Olga Volianska

PX3 Prix de la Photographie Paris 2020 – Non-Professional
First Place Winner in Nature – Frozen Gardens

Delicate compositions of flowers frozen in water, evocative of the ephemeral and the ethereal, are captured in Olga Volianska’s enchanting images.

The Ukrainian photographer made the aptly titled ‘Frozen Gardens’ series during the Covid-19 lockdown this spring in her home in the coastal city of Odessa, Ukraine. The wilting flowers sometimes appearing blurry and indistinct, with air bubbles visible just beneath the surface, the series is suggestive of a desire to preserve something through photography and suspend time.

“You conceive something but flowers are active in the water and the freezing intervenes [with the composition],” Volianska, 45, says. “The position of the frozen flowers was always a surprise and gave me the feeling of holding a moment.”

Volianska’s husband had purchased the flowers from pensioners living nearby who had grown them in their gardens. Experimenting and improvising, Volianska aesthetically arranged them in the water, paying careful attention to color combinations, froze them and subsequently photographed them.
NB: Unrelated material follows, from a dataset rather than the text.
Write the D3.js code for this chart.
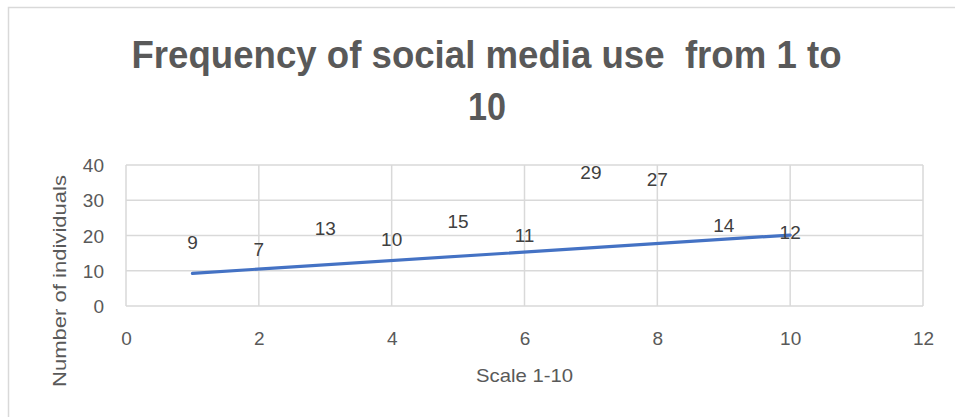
<!DOCTYPE html>
<html>
<head>
<meta charset="utf-8">
<script src="https://cdn.jsdelivr.net/npm/d3@7"></script>
<style>
  html, body { margin: 0; padding: 0; background: #fff; }
  svg { display: block; }
  text { font-family: "Liberation Sans", Arial, sans-serif; }
</style>
</head>
<body>
<svg id="chart" width="955" height="417"></svg>
<script>
// ---- data ----
const scaleValues = [1, 2, 3, 4, 5, 6, 7, 8, 9, 10];
const individuals = [9, 7, 13, 10, 15, 11, 29, 27, 14, 12];
const xTicks = [0, 2, 4, 6, 8, 10, 12];
const yTicks = [0, 10, 20, 30, 40];
const titleLines = ["Frequency of social media use  from 1 to", "10"];
const xAxisTitle = "Scale 1-10";
const yAxisTitle = "Number of individuals";

const svg = d3.select("#chart");

// chart border (top + left visible)
svg.append("rect").attr("x", 8.5).attr("y", 7.5).attr("width", 960).attr("height", 420)
  .attr("fill", "#fff").attr("stroke", "#d9d9d9").attr("stroke-width", 1.5);

const pLeft = 126, pRight = 923, pTop = 165, pBottom = 306;
const x = d3.scaleLinear().domain([0, 12]).range([pLeft, pRight]);
const y = d3.scaleLinear().domain([0, 40]).range([pBottom, pTop]);

// gridlines
const grid = svg.append("g");
grid.selectAll("line.h").data(yTicks).join("line").attr("class", "h")
  .attr("x1", pLeft).attr("x2", pRight)
  .attr("y1", d => y(d)).attr("y2", d => y(d))
  .attr("stroke", "#d9d9d9").attr("stroke-width", 1.5);
grid.selectAll("line.v").data(xTicks).join("line").attr("class", "v")
  .attr("y1", pTop).attr("y2", pBottom)
  .attr("x1", d => x(d)).attr("x2", d => x(d))
  .attr("stroke", "#d9d9d9").attr("stroke-width", 1.5);

// axes (labels only)
const xAxis = d3.axisBottom(x).tickValues(xTicks).tickSize(0).tickPadding(0);
const gx = svg.append("g").attr("transform", `translate(0,${pBottom})`).call(xAxis);
gx.select(".domain").remove();
gx.selectAll("text").attr("y", 39).attr("dy", null)
  .attr("font-size", 19).attr("fill", "#595959")
  .attr("font-family", '"Liberation Sans", Arial, sans-serif');

const yAxis = d3.axisLeft(y).tickValues(yTicks).tickSize(0).tickPadding(0);
const gy = svg.append("g").attr("transform", `translate(${pLeft},0)`).call(yAxis);
gy.select(".domain").remove();
gy.selectAll("text").attr("x", -22).attr("dy", "0.35em")
  .attr("font-size", 19).attr("fill", "#595959")
  .attr("font-family", '"Liberation Sans", Arial, sans-serif');

// linear trendline (least squares from data)
const n = scaleValues.length;
const mx = d3.mean(scaleValues), my = d3.mean(individuals);
let sxy = 0, sxx = 0;
for (let i = 0; i < n; i++) {
  sxy += (scaleValues[i] - mx) * (individuals[i] - my);
  sxx += (scaleValues[i] - mx) ** 2;
}
const slope = sxy / sxx, intercept = my - slope * mx;
const xs = d3.extent(scaleValues);
svg.append("line")
  .attr("x1", x(xs[0])).attr("y1", y(intercept + slope * xs[0]))
  .attr("x2", x(xs[1])).attr("y2", y(intercept + slope * xs[1]))
  .attr("stroke", "#4472C4").attr("stroke-width", 3.2).attr("stroke-linecap", "round");

// data labels (markers hidden)
svg.append("g").selectAll("text").data(scaleValues).join("text")
  .attr("x", d => x(d))
  .attr("y", (d, i) => y(individuals[i]) - 25)
  .attr("text-anchor", "middle")
  .attr("font-size", 19).attr("fill", "#404040")
  .text((d, i) => individuals[i]);

// title
const tl = svg.append("g").attr("font-weight", "bold").attr("fill", "#595959").attr("font-size", 39);
tl.append("text").attr("x", 486.5).attr("y", 68).attr("text-anchor", "middle")
  .attr("textLength", 710).attr("lengthAdjust", "spacingAndGlyphs")
  .style("white-space", "pre").text(titleLines[0]);
tl.append("text").attr("x", 487).attr("y", 120).attr("text-anchor", "middle")
  .attr("textLength", 38).attr("lengthAdjust", "spacingAndGlyphs")
  .text(titleLines[1]);

// axis titles
svg.append("text").attr("x", 524.5).attr("y", 382).attr("text-anchor", "middle")
  .attr("font-size", 19).attr("fill", "#595959")
  .attr("textLength", 97).attr("lengthAdjust", "spacingAndGlyphs").text(xAxisTitle);
svg.append("text").attr("transform", "translate(66,281) rotate(-90)").attr("text-anchor", "middle")
  .attr("font-size", 19).attr("fill", "#595959")
  .attr("textLength", 212).attr("lengthAdjust", "spacingAndGlyphs").text(yAxisTitle);
</script>
</body>
</html>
Completely unpredictable, the creative process was full of surprises. “I had to invent a whole kind of freezing technology as it was important that everything didn’t turn into a block of ice,” she explains. “An epiphany happened when I got the result and watching the remaining air bubbles was very exciting.”

An interior designer by trade, Volianska has the eye of a colorist and cites the Impressionists such as Auguste Renoir and Vincent Van Gogh as well as other artists including Vassily Kandinsky, Charles Conder and Cy Twombly among those who have influenced her.

Conceding that ‘Frozen Gardens’ is suggestive of the fragility of life and seems analogical to the Covid-19 pandemic, she says: “I think intuitively the general situation in the world influenced the series. When it became impossible to travel, I stopped wandering around in search of inspiration and focused on what was surrounding me and found in it even more beauty and sophistication.”